Bilateral Breast Reduction Outcomes In Patients With Autoimmune Connective Tissue Disease
Gustavo A. Rubio, M.D., Seth R. Thaller, M.D., DM.D., F.A.C.S.
University of Miami Leonard M. Miller School of Medicine, Miami, FL, USA.
Purpose: Autoimmune connective tissue diseases (CTDs) are associated with a wide spectrum of soft tissue and systemic manifestations that may significantly impact outcomes in elective breast surgery. Purpose of this study was to evaluate whether CTDs are associated with an increased rate of complications following bilateral breast reductions.

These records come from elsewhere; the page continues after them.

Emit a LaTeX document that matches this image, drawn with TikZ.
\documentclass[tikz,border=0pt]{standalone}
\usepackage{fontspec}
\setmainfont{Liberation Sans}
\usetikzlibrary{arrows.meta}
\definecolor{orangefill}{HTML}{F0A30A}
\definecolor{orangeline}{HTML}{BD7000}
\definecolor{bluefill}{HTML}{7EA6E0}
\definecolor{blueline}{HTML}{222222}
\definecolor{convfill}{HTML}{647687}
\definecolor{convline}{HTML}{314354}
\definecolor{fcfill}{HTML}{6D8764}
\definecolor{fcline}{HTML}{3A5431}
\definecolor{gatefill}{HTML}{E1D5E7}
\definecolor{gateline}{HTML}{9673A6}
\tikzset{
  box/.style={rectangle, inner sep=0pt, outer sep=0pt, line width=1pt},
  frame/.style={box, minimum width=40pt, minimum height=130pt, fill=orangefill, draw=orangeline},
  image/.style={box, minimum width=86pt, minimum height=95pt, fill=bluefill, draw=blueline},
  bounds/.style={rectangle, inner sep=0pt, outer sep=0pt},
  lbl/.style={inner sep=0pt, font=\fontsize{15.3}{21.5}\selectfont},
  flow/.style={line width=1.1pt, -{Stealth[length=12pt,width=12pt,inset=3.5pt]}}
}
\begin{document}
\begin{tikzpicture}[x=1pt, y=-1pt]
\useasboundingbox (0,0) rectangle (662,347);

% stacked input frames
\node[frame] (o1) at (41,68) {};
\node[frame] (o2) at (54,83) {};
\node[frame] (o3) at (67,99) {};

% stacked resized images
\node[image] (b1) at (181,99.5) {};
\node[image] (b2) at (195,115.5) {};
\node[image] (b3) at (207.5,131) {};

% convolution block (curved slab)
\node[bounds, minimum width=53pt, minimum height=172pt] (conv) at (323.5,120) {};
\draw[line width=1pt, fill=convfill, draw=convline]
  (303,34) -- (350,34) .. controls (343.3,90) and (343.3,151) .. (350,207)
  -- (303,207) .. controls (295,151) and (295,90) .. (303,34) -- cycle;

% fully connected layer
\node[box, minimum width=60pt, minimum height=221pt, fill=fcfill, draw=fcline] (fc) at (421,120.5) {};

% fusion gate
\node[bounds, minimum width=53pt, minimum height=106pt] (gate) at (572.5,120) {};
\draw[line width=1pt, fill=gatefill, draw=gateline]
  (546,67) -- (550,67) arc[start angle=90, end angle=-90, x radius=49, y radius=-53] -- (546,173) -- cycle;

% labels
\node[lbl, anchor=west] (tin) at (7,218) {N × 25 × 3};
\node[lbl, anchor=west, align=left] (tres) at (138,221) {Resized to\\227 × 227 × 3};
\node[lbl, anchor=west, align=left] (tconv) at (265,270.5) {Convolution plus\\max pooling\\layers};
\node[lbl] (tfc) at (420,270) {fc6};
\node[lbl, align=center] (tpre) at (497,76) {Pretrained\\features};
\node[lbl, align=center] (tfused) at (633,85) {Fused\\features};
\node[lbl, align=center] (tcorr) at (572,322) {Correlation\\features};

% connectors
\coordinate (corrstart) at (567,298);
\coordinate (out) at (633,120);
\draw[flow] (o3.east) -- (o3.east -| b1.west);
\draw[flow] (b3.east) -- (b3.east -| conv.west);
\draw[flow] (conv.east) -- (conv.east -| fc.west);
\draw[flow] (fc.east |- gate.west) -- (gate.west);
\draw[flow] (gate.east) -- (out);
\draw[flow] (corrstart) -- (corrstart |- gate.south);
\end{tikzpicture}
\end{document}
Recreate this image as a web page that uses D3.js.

Method: Nationwide Inpatient Sample (2006-2011) was queried to identify bilateral breast reduction cases. Patients with rheumatoid arthritis, systemic lupus erythematosus, Sjogren’s syndrome, Raynaud’s syndrome, psoriatic arthritis, or scleroderma were identified. Demographic factors, co-morbidities, and postoperative complications were compared to patients without CTD using student t-test, chi-square, and risk-adjusted multivariate logistic regression.
Results: A total of 22,653 bilateral breast reductions were performed during study period. Of these, 428 (1.9%) were performed in patients with CTD. Patients with CTD were older (50.5 vs 42.5 years, respectively) and had higher rates of co-morbidities compared to non-CTD patients (p<0.01). Postoperatively, patients with CTD experienced higher rates of wound infections (1.2% vs 0.2%, p<0.01), venous thromboembolism (2.3% vs 0.2%, p<0.01), and major medical complications (4.4% vs 1.8%, p<0.01) compared to non-CTD patients, respectively. On multivariate logistic regression analyses, CTDs were independently associated with increased risk of wound infection (OR 3.6, 95% CI 1.3-10.5), venous thromboembolism (OR 11.7, 95% CI 5.6-24.7), and other major medical complications (OR 1.8, 95% CI 1.1-3.0).
Conclusion: Patients with CTD are at significantly increased risk for complications following elective bilateral breast reduction. Such high risk patients require careful patient selection and strategies to minimize risk of serious postoperative complications including venous thromboembolism.